PT Bursa Efek Indonesia (BEI) melaporkan jumlah surat utang korporasi yang masuk dalam daftar rilis tahun ini hingga 20 April 2015 telah mencapai Rp 23,05 triliun. PT Telkom Indonesia (Persero) Tbk merupakan satu dari 12 emiten yang akan menarik pembiayaan terbesar, dengan target indikatif Rp 7 triliun.
Hoesen, Direktur Penilaian Perusahaan BEI, menyatakan sudah ada 12 perusahaan yang akan menerbitkan obligasi pada tahun ini, dengan estimasi nilai pembiayaan mencapai Rp 23,05 triliun. Secara nilai, kata Hoesen, lebih besar dari periode yang sama tahun lalu. “Saya kurang ingat yang tahun lalu, tapi pokoknya lebih besar yang tahun ini,” ujarnya di Jakarta, Jumat (24/4).
Dari 12 perusahaan tersebut, Hoesen mencatat penerbitan obligasi oleh PT Telkom Indonesia (Persero) Tbk merupakan yang terbesar, yakni mencapai Rp 7 triliun. Untuk itu, Telkom telah menunjuk sejumlah sekuritas sebagai penjamin emisi, yakni PT Bahana Securities, PT Danareksa Sekuritas , PT Mandiri Sekuritas, dan PT Trimegah Securities.
Mengekor di bawah Telkom adalah PT Federal International Finance (FIF), PT Bank Rakyat Indonesia (Persero) Tbk, dan PT Bank Tabungan Negara (Persero) Tbk, yang masing-masing menargetkan penerbitan obligasi sebesar Rp 3 triliun. Selanjutnya ada PT Adira Multi Finance Tbk, yang mengagendakan penerbitan dua seri surat utang, masing-masing sebesar Rp 2 triliun dan Rp 500 miliar. Di level penerbitan dengan nilai Rp 1 triliun, terdapat PT Modernland Realty Tbk dan PT Bank Bukopin Tbk.
Sementara untuk rencana penerbitan di bawah Rp 1 triliun terdapat PT Bank BNI Syariah dengan nilai Rp 750 miliar, PT Indomobil Finance Indonesia Rp 500 miliar, PT Mandala Multifinance Tbk. Rp 500 miliar dan PT Summarecon Agung Tbk. dua kali, masing-masing senilai Rp 150 miliar.
“Banyaknya pendanaan melalui obligasi tersebut tampaknya karena banyaknya rencana ekspansi maupun restrukturisasi utang pada tahun ini,” ujar Hoesen. Head of Fixed Income Research PT Mandiri Sekuritas, Handy Yunianto mengatakan investor sebaiknya mempersiapkan diri dan mengantisipasi risiko yang mungkin timbul dari rencana Bank Sentral Amerika Serikat menaikkan suku bunga untuk yang pertama kalinya sejak 2006.
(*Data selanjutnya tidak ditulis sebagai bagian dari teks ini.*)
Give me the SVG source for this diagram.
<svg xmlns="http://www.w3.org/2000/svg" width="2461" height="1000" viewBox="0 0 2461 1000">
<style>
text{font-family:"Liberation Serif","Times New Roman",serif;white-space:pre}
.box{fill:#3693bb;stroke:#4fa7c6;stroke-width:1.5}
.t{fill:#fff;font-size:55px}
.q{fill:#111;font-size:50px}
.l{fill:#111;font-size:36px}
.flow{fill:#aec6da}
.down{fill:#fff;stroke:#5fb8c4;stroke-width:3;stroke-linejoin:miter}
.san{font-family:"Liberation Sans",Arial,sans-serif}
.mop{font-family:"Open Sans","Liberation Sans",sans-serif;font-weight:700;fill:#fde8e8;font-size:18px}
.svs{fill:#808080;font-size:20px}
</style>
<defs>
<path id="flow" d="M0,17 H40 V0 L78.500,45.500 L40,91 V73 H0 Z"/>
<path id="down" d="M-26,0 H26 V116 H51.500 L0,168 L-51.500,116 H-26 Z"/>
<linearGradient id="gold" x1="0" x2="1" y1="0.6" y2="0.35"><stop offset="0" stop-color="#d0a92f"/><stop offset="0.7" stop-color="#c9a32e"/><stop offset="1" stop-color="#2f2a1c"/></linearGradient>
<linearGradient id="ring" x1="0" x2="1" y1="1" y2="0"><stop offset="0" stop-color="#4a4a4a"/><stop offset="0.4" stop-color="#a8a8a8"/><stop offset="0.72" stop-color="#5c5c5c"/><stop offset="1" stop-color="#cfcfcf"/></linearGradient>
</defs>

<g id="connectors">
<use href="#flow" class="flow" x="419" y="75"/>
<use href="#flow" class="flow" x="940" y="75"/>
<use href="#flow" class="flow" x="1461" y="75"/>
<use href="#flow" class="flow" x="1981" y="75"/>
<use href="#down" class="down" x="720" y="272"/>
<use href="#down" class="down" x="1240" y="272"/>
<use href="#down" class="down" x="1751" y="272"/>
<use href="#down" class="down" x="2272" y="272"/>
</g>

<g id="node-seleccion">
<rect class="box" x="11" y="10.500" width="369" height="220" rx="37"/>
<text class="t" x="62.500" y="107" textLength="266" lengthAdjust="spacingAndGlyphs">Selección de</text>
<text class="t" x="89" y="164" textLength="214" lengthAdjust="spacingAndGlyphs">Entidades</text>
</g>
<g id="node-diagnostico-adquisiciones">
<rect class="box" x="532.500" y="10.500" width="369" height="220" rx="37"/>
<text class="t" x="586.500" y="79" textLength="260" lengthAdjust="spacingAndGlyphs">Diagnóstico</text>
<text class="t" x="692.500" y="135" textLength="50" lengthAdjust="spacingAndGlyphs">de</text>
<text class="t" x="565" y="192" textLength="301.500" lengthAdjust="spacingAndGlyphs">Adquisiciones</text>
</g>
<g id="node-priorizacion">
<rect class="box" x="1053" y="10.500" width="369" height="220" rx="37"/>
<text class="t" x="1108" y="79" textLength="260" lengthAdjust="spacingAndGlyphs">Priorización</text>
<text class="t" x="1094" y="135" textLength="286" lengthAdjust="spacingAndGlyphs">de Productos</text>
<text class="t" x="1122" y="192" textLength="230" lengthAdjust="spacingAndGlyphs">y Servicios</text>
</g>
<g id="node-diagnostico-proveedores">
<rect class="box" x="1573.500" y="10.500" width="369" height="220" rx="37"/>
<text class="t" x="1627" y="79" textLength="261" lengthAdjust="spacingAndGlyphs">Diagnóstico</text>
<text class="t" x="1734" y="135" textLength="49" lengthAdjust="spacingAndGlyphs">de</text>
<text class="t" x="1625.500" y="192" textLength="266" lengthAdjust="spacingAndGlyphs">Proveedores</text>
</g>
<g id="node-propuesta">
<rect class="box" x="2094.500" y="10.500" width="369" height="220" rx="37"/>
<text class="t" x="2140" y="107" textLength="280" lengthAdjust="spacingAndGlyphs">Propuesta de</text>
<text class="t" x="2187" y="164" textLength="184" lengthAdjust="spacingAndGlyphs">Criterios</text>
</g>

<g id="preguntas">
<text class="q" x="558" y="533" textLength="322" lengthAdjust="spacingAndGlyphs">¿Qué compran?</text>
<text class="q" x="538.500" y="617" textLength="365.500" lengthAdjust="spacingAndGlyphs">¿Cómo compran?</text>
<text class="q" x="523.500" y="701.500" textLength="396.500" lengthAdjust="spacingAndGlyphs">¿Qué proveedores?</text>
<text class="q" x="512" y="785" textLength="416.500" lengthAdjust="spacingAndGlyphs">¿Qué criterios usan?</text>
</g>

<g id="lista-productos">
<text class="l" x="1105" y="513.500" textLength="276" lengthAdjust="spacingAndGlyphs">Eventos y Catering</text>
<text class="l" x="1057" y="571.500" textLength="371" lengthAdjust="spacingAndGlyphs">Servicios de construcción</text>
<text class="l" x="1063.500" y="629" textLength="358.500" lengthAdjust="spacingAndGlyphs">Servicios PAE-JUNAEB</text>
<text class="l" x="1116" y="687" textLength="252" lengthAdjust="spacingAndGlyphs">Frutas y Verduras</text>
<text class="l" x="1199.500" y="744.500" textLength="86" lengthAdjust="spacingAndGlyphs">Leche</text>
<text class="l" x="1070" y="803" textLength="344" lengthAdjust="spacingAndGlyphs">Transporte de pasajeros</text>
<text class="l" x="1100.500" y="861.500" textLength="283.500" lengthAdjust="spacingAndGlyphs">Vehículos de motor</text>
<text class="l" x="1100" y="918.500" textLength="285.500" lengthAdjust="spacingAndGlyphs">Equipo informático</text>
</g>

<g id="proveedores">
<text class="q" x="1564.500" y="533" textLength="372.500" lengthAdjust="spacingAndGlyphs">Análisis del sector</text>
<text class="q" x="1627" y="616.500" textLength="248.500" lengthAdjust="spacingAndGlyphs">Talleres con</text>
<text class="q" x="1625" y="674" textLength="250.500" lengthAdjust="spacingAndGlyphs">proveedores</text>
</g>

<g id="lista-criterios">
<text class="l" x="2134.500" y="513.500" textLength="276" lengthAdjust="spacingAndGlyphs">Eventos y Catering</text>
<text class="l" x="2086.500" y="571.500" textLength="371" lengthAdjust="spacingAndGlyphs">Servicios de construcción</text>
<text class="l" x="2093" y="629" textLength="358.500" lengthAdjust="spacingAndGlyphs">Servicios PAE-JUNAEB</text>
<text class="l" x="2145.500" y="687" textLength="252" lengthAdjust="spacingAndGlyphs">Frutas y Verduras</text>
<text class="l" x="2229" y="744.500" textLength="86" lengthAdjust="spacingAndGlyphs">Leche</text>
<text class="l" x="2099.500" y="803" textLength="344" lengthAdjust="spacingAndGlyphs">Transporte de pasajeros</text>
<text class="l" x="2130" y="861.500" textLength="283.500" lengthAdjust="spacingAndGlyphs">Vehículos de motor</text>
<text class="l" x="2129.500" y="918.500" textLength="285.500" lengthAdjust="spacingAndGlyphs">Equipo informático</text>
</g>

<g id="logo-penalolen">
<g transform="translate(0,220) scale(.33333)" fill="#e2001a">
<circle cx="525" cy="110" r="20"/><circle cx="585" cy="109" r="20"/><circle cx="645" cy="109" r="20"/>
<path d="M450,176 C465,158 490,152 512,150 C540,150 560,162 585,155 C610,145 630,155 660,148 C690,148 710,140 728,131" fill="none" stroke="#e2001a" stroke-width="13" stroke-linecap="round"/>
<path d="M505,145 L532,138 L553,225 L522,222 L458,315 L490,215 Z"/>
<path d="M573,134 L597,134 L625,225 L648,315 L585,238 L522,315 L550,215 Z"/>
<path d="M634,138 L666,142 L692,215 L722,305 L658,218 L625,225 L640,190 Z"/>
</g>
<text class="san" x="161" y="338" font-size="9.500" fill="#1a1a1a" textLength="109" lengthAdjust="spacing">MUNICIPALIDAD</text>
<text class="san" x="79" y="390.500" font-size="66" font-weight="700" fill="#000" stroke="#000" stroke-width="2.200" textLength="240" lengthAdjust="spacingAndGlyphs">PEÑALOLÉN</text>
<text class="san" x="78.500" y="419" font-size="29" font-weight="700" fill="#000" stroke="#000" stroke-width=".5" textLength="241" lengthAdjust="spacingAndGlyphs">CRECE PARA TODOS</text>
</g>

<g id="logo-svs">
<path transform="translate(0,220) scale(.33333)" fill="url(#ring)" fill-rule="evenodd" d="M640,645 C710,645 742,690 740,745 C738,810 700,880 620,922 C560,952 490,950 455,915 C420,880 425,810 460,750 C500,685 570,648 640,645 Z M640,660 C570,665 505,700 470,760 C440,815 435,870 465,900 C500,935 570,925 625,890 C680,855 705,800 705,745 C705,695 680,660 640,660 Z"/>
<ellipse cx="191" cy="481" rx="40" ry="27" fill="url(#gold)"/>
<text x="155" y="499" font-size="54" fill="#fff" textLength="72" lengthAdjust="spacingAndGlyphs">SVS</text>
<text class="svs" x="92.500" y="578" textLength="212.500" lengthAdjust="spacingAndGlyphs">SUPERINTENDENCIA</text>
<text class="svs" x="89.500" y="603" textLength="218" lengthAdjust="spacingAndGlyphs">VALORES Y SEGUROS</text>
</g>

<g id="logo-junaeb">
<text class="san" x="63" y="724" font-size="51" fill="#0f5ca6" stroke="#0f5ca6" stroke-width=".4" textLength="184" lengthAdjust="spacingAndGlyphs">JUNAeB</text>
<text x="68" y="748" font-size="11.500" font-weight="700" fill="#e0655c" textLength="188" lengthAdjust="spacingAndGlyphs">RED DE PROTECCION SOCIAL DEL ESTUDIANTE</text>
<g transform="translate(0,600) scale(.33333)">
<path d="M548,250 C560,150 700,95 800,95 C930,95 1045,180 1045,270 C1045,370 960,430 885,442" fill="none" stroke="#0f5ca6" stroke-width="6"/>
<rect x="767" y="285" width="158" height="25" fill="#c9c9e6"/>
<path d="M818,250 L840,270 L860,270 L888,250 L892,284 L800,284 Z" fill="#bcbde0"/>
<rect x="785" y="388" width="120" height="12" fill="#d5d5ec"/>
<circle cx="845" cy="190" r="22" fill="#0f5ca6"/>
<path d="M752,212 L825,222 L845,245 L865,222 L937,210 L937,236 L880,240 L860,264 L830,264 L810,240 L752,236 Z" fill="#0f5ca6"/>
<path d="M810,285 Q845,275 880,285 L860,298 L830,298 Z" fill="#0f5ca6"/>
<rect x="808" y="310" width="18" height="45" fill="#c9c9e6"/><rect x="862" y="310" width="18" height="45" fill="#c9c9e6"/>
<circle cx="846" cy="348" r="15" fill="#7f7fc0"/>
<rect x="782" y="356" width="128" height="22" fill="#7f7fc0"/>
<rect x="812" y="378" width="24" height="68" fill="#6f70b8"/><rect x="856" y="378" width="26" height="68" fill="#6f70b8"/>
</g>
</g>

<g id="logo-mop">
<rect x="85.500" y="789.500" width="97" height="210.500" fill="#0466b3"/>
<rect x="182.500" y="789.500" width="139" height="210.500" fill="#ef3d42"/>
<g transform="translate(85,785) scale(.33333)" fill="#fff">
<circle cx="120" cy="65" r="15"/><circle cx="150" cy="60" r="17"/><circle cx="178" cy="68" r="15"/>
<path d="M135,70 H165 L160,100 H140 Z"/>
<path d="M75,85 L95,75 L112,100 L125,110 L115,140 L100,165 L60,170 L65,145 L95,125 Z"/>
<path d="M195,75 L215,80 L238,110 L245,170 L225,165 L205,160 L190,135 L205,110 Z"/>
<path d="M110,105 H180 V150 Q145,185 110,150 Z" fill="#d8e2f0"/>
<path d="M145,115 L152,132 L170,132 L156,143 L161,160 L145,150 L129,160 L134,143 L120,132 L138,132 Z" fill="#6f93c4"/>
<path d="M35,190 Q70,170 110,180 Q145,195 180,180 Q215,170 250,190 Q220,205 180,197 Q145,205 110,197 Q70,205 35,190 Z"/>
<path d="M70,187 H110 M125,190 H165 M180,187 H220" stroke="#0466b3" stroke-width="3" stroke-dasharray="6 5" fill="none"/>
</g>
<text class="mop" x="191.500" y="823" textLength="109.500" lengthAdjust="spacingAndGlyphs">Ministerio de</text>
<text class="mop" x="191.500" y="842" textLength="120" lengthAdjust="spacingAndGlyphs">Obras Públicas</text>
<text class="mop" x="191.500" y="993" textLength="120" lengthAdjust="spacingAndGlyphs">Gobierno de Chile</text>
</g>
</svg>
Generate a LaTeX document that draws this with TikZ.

“Konsensus memproyeksikan kenaikan pertama yang terjadi pada pertemuan FOMC Juni 2015 dan mencapai 1 persen hingga akhir 2015. Dengan demikian yield treasury AS 10 tahun juga diproyeksikan meningkat menjadi 2,98 persen pada hingga akhir 2015,” jelasnya dalam riset, Kamis (23/4).
Dari dalam negeri, Handy mengatakan risiko utama muncul dari berlebihnya pasokan pada tahun ini dan tingginya arus modal (outflow) keluar jika rupiah melemah. Ketika rupiah melemah lebih dari Rp 12.750 dan Rp 13.100, kata Handy, memicu outflow sebesar Rp 25 triliun pada Desember 2014 dan Rp 15 triliun pada Maret 2015.
Sementara katalis positif datang dari prospek inflasi yang lebih rendah dan anggaran yang sehat, menyusul rencana pemerintah menerapkan skema subsidi tetap. Hal itu diyakini memberikan outlook positif bagi lembaga pemeringkat. Ditambah lagi Bank Indonesia memiliki kapasitas yang cukup besar untuk membeli obligasi pemerintah. “Jika tidak, obligasi korporasi masih merupakan investasi pendapatan tetap yang menarik karena premi risiko yang masih melebar,” jelas Handy.